Clara Holder Davis Hyde Dunn (12 May 1869 - 18 November 1960) was a Canadian nurse born in England, who became a Baháʼí in 1907 in Walla Walla, Washington. In 1920, she moved to Australia with her husband John Henry Hyde Dunn, where they played a key role in establishing the Baháʼí communities of Australia and New Zealand.

== Early life ==
Clara Holder was born in London, one of the eight children of Thomas Holder and Maria McHugh Holder. Her parents were married in Dublin; her father was a farmer, a policeman, a railroad worker, and a veteran of the Crimean War. She was raised in Ireland and Canada.

== Career ==
As a young widow, she moved alone to Washington state in 1902, where she worked as a nurse and became a Bahá'í in 1907. She met 'Abdu'l-Bahá in California in 1912. She and her second husband Hyde Dunn moved to Australia in 1920, where they became leaders and teachers in the Bahá'í communities of Australia and New Zealand.

She traveled to Haifa on a pilgrimage in 1932. She met Shoghi Effendi in 1934, and he instructed her to organise a national assembly of the Bahá'í faith in Australia and New Zealand, to support the local communities. She and her husband organized the first annual Australia and New Zealand Convention of Bahá'ís in 1934.

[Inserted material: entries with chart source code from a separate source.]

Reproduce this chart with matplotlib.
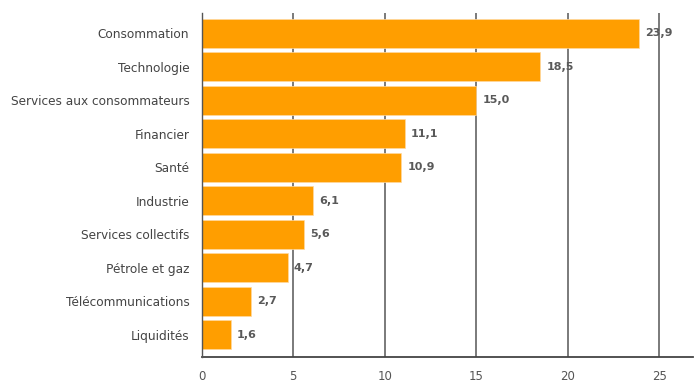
import matplotlib.pyplot as plt
import numpy as np

# Sector weights (%)
sectors = ["Consommation", "Technologie", "Services aux consommateurs", "Financier",
           "Santé", "Industrie", "Services collectifs", "Pétrole et gaz",
           "Télécommunications", "Liquidités"]
weights = [23.9, 18.5, 15.0, 11.1, 10.9, 6.1, 5.6, 4.7, 2.7, 1.6]
xticks = [0, 5, 10, 15, 20, 25]

plt.rcParams['font.family'] = ['DejaVu Sans']

fig = plt.figure(figsize=(6.96, 3.82), dpi=100)
ax = fig.add_axes([0.290, 0.0654, 0.7057, 0.9006])

y = np.arange(len(sectors))
ax.barh(y, weights, height=0.87, color="#FF9E00", edgecolor="#FFD9A0", linewidth=0.5, zorder=2)

for yi, w in zip(y, weights):
    ax.text(w + 0.33, yi, f"{w:.1f}".replace(".", ","), va="center", ha="left",
            fontsize=8, fontweight="bold", color="#595959", zorder=3)

ax.set_yticks(y)
ax.set_yticklabels(sectors, fontsize=8.7, color="#444444")
ax.set_ylim(len(sectors) - 1 + 0.66, -0.61)
ax.set_xlim(0, 26.85)
ax.set_xticks(xticks)
ax.set_xticklabels([str(t) for t in xticks], fontsize=8.5, color="#555555")
ax.tick_params(axis="both", length=0)
ax.tick_params(axis="x", pad=9)
ax.tick_params(axis="y", pad=9)

for t in xticks[1:]:
    ax.axvline(t, color="#707070", linewidth=1.3, zorder=1)

for s in ["top", "right"]:
    ax.spines[s].set_visible(False)
ax.spines["left"].set_color("#555555")
ax.spines["bottom"].set_color("#444444")
ax.spines["left"].set_linewidth(1.0)
ax.spines["bottom"].set_linewidth(1.3)
ax.spines["left"].set_zorder(4)

fig.savefig("out.png", dpi=100)
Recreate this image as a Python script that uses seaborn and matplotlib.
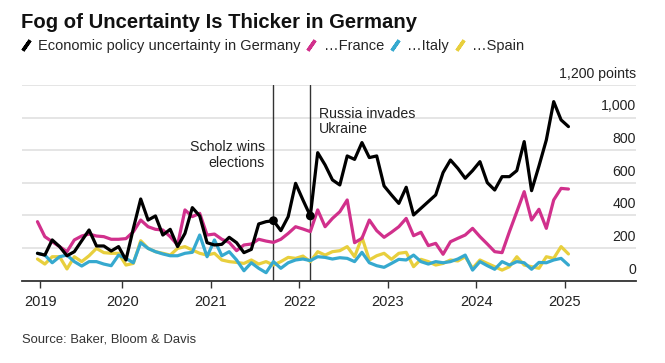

As she grew older, she became known as "Mother" Dunn. She continued visiting Bahá'í gatherings and schools across Australia after her second husband died in 1941. She opened the Bahá'í headquarters in Sydney in 1944. She was named a Hand of the Cause of God by Shoghi Effendi in 1952. She attended the Bahá'í international gathering in New Delhi in 1953, and in 1954 she became Trustee for the Continental Fund for Australasia. She traveled to New Zealand to represent Effendi at the first national convention of Bahá'í there in 1947. She addressed the 1958 international conference of Bahá'ís held in Sydney in 1958.

== Personal life and legacy ==
Clara Holder married her first husband, William Allen Davis, in 1885; they moved to Canada. Her first husband died in an accident in 1887, when she was just seventeen, and pregnant with their son Allen; her son was raised by relatives. She became the second wife of English-born salesman John Henry Hyde Dunn in 1917. Her husband died in 1941, her son died in 1957, and she died in 1960, in Sydney, at the age of 91.

In 2020, the 100th anniversary of the Dunns' arrival in Australia was celebrated as a centenary by the Australian Bahá'í community.